REQUEST >> Word for word, transcribe the lines below and drop the pictures.

--- Start ---

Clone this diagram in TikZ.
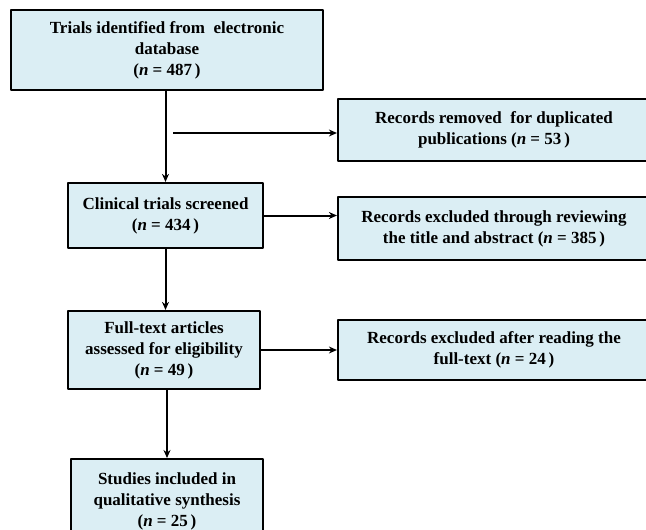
\documentclass[tikz,border=0pt]{standalone}
\usepackage{fontspec}
\setmainfont{Liberation Serif}
\usetikzlibrary{arrows.meta}
\definecolor{boxblue}{HTML}{DBEEF4}
\newcommand{\nn}[1]{(\textit{n} = #1\,)}
\begin{document}
\begin{tikzpicture}[x=1pt,y=-1pt,line join=round,>={Stealth[length=8pt,width=7pt]},
  font=\fontsize{17}{21}\selectfont\bfseries,
  flowbox/.style={draw=black,line width=2.2pt,fill=boxblue,align=center,inner sep=2pt},
  flow/.style={->,line width=2pt}]
\def \bw{312};
\clip (0,0) rectangle (646,530);
\node[flowbox,minimum width=\bw,minimum height=80] (trials) at (167,50) {Trials identified from \ electronic\\database\\\nn{487}};
\node[flowbox,minimum width=\bw,minimum height=62] (dup) at (494,130) {Records removed \ for duplicated\\publications \nn{53}};
\node[flowbox,minimum width=195,minimum height=65] (screen) at (165.5,215.5) {Clinical trials screened\\\nn{434}};
\node[flowbox,minimum width=\bw,minimum height=63] (title) at (494,228.5) {Records excluded through reviewing\\the title and abstract \nn{385}};
\node[flowbox,minimum width=192,minimum height=78] (full) at (164,350) {Full-text articles\\assessed for eligibility\\\nn{49}};
\node[flowbox,minimum width=\bw,minimum height=60] (read) at (494,350) {Records excluded after reading the\\full-text \nn{24}};
\node[flowbox,minimum width=192,anchor=north,inner ysep=13.5pt] (incl) at (167,458) {Studies included in\\qualitative synthesis\\\nn{25}};
\coordinate (branch) at (173,133);
\draw[flow] (trials.south -| screen) -- (screen.north);
\draw[flow] (branch) -- (branch -| dup.west);
\draw[flow] (screen.east) -- (screen.east -| title.west);
\draw[flow] (screen.south) -- (screen.south |- full.north);
\draw[flow] (full.east) -- (full.east -| read.west);
\draw[flow] (full.south -| incl) -- (incl.north);
\end{tikzpicture}
\end{document}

--- End ---

TASK RESPONSE >>
Clone this diagram in TikZ.
\documentclass[tikz,border=0pt]{standalone}
\usepackage{fontspec}
\setmainfont{Liberation Serif}
\usetikzlibrary{arrows.meta}
\definecolor{boxblue}{HTML}{DBEEF4}
\newcommand{\nn}[1]{(\textit{n} = #1\,)}
\begin{document}
\begin{tikzpicture}[x=1pt,y=-1pt,line join=round,>={Stealth[length=8pt,width=7pt]},
  font=\fontsize{17}{21}\selectfont\bfseries,
  flowbox/.style={draw=black,line width=2.2pt,fill=boxblue,align=center,inner sep=2pt},
  flow/.style={->,line width=2pt}]
\def \bw{312};
\clip (0,0) rectangle (646,530);
\node[flowbox,minimum width=\bw,minimum height=80] (trials) at (167,50) {Trials identified from \ electronic\\database\\\nn{487}};
\node[flowbox,minimum width=\bw,minimum height=62] (dup) at (494,130) {Records removed \ for duplicated\\publications \nn{53}};
\node[flowbox,minimum width=195,minimum height=65] (screen) at (165.5,215.5) {Clinical trials screened\\\nn{434}};
\node[flowbox,minimum width=\bw,minimum height=63] (title) at (494,228.5) {Records excluded through reviewing\\the title and abstract \nn{385}};
\node[flowbox,minimum width=192,minimum height=78] (full) at (164,350) {Full-text articles\\assessed for eligibility\\\nn{49}};
\node[flowbox,minimum width=\bw,minimum height=60] (read) at (494,350) {Records excluded after reading the\\full-text \nn{24}};
\node[flowbox,minimum width=192,anchor=north,inner ysep=13.5pt] (incl) at (167,458) {Studies included in\\qualitative synthesis\\\nn{25}};
\coordinate (branch) at (173,133);
\draw[flow] (trials.south -| screen) -- (screen.north);
\draw[flow] (branch) -- (branch -| dup.west);
\draw[flow] (screen.east) -- (screen.east -| title.west);
\draw[flow] (screen.south) -- (screen.south |- full.north);
\draw[flow] (full.east) -- (full.east -| read.west);
\draw[flow] (full.south -| incl) -- (incl.north);
\end{tikzpicture}
\end{document}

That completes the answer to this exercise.